Я и не считала ее врагом. Пускай она и сбежала, но папа был прав. Однако он не понимал, что я переживала за него. Если кто-то узнает, что он общается с ней, сочтут, будто он может выдавать какую-то информацию чикагской мафии, где и находилась Тизиэна. Конечно, я знала, что папа никогда бы так не поступил, но не всем можно было это доказать.
— Она собирается рожать? — негромко спросила я, вспоминая сообщение, которое пришло.
Мне хотелось чуть изменить тему разговора, потому что мне было интересно узнать хоть что-то из жизни Тизиэны, потому что мне было ничего не известно раньше.
И папа рассказал мне, что она рожает уже во второй раз. Первый ее сын — Бернардо, второй будет Адамо. С Томмазо они поженились почти сразу, как их приняли в Чикаго. После беременности Тизиэна собиралась стать медсестрой в клане, помогать доктору Семьи.
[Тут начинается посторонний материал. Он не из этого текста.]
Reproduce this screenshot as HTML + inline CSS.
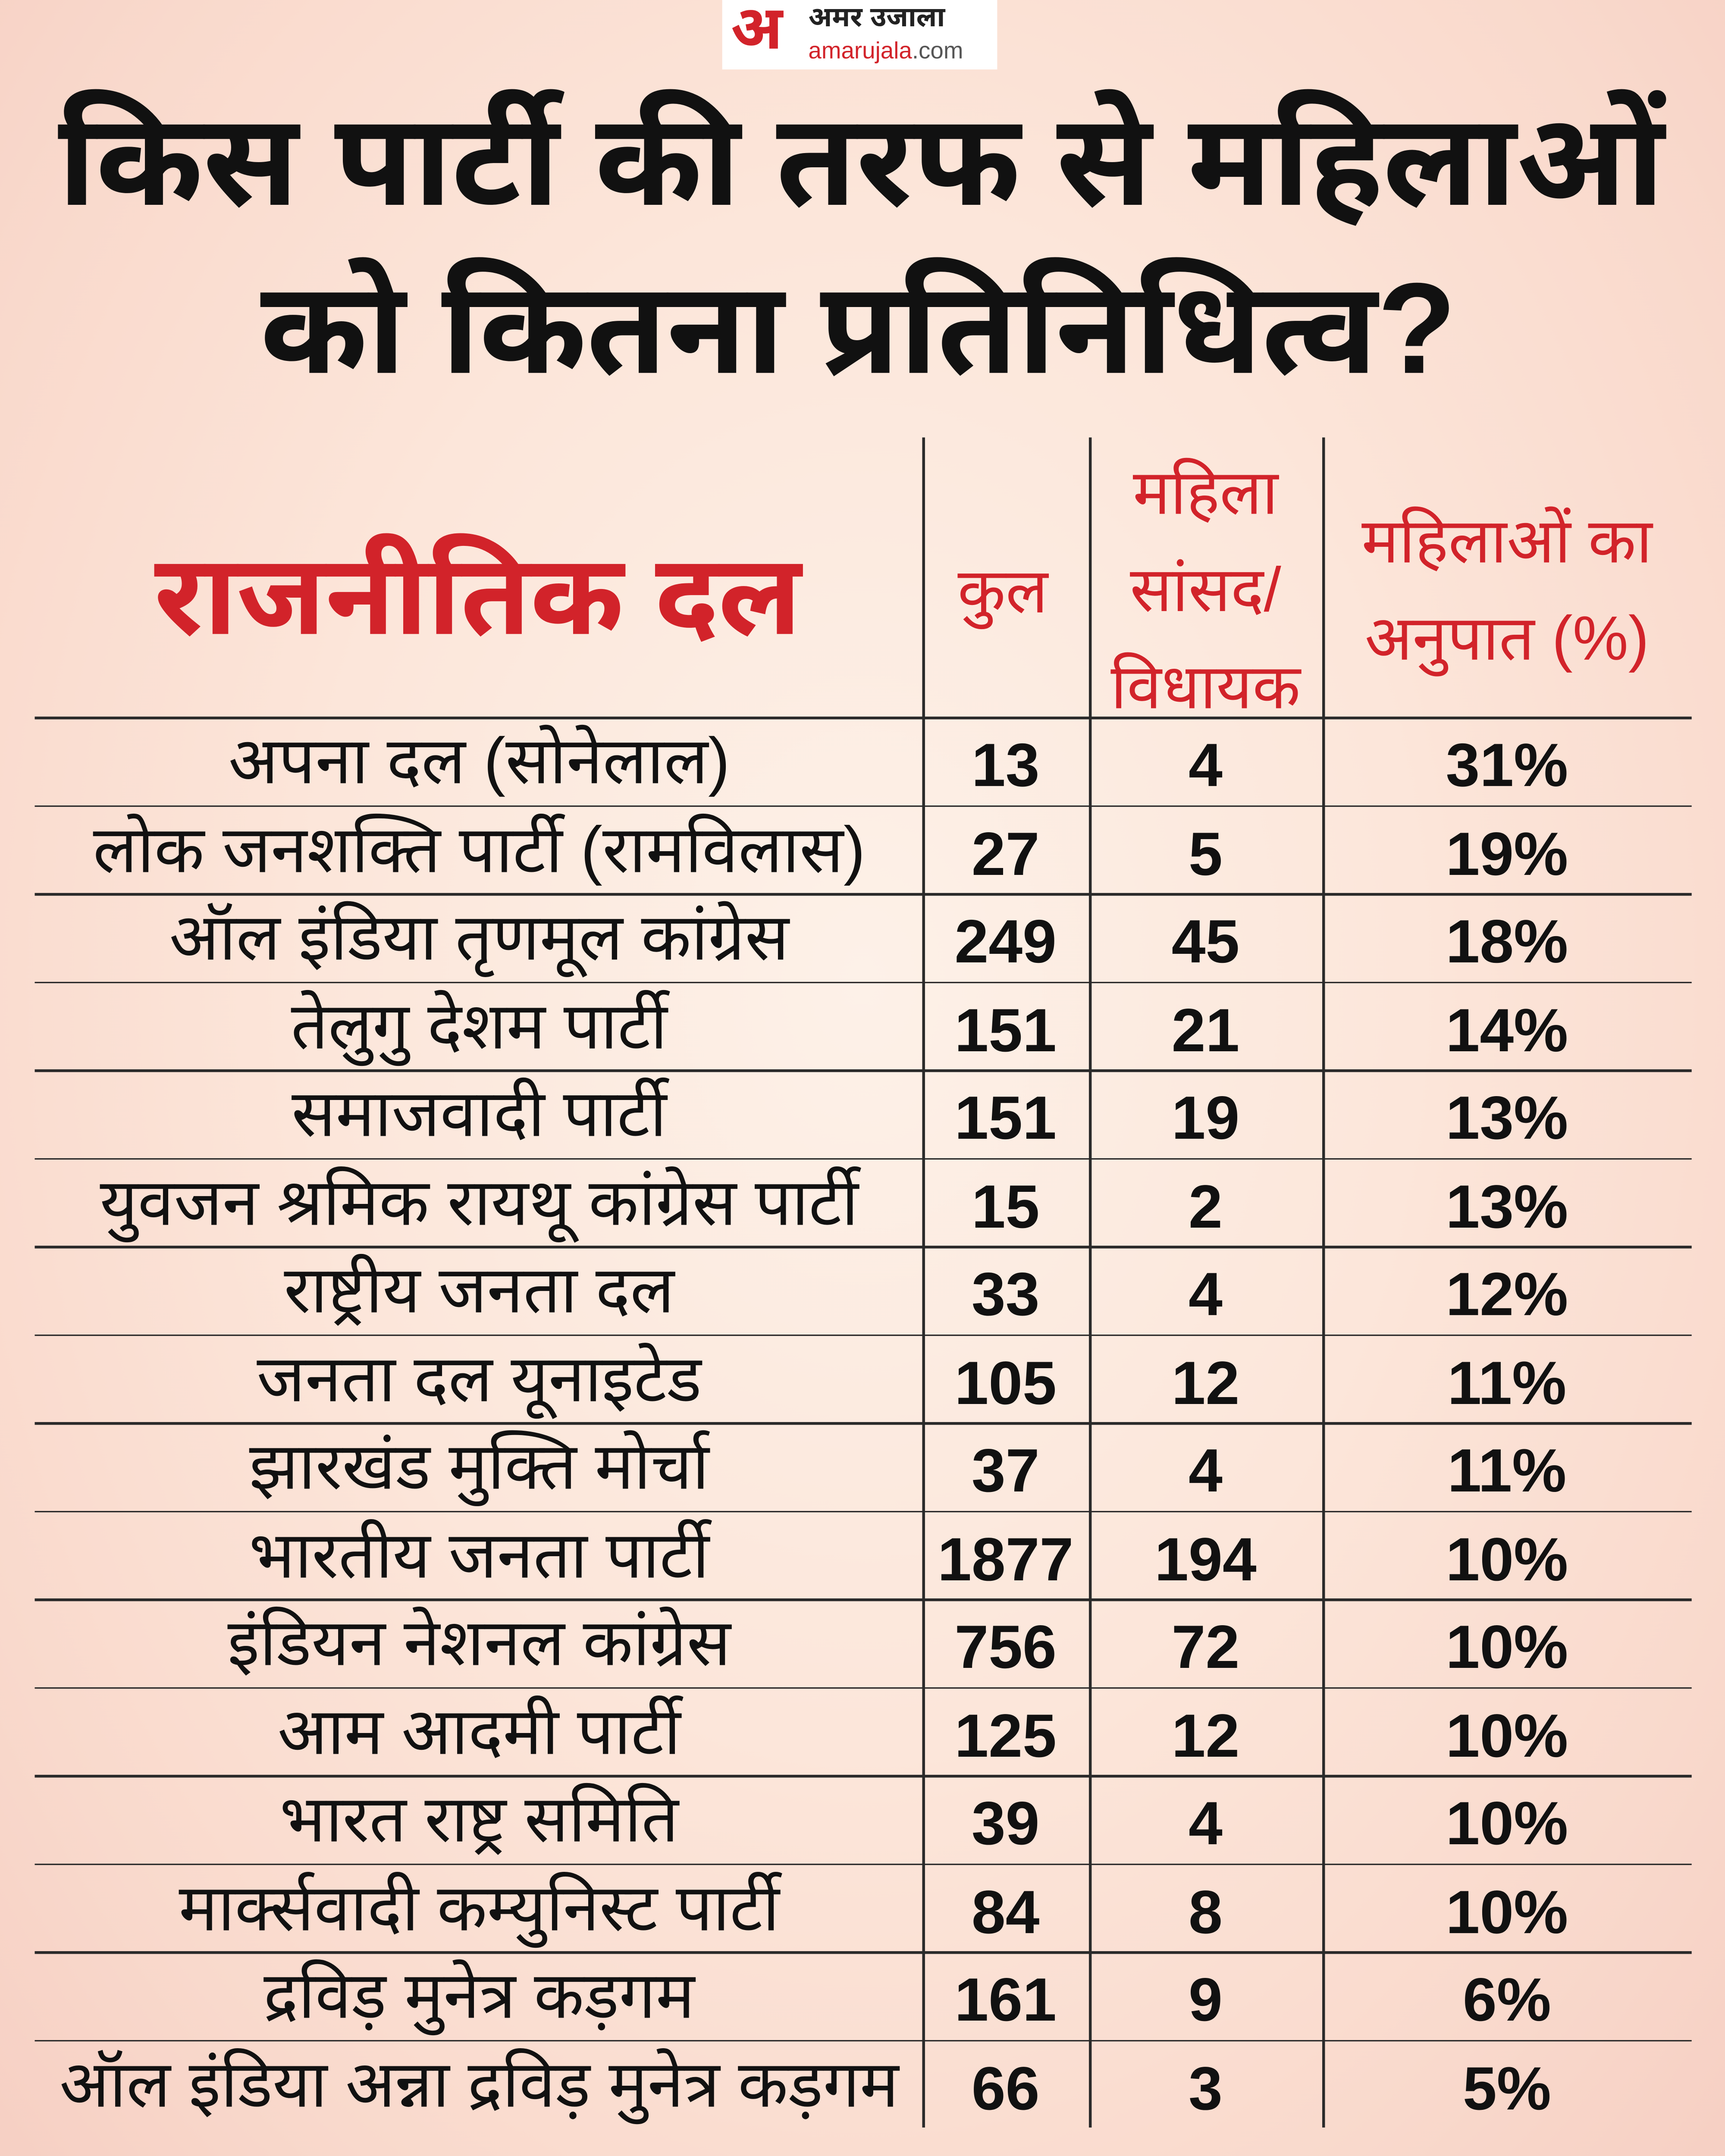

Также он показал мне несколько фотографий, которые присылала ему Тизиэна. Это был ее ребенок, фото со скромной свадьбы и дом, где они с Томмазо обжились.
— Никто не узнает о том, что я веду контакт с ней, поверь мне, но и ты должна молчать об этом, — папа серьезно посмотрел на меня. — Особенно молчать при Жанлука.
Я кивнула. Мне не хотелось подставлять папу. Я бы никогда этого не сделала, и даже если придется скрыть такое от Луки, я сделаю это. Ради папы и... сестры.
Как и предполагалось, через месяц я родила Катарину. Малышка родилась моей копией, как Марио был копией Луки. Она была с большими карими глазами и завитушками на голове, но они отличались цветом от моих.
В тот день Жанлука был со мной. Когда он взял на руки дочь, я могла заплакать от счастья, а он светился и улыбался, как я никогда не видела раньше. Я знала, что он даст нашим детям всю свою любовь, на которую был способен. Он даст любовь им, не мне, но он заменил ее на уважение, которое я ценила с его стороны.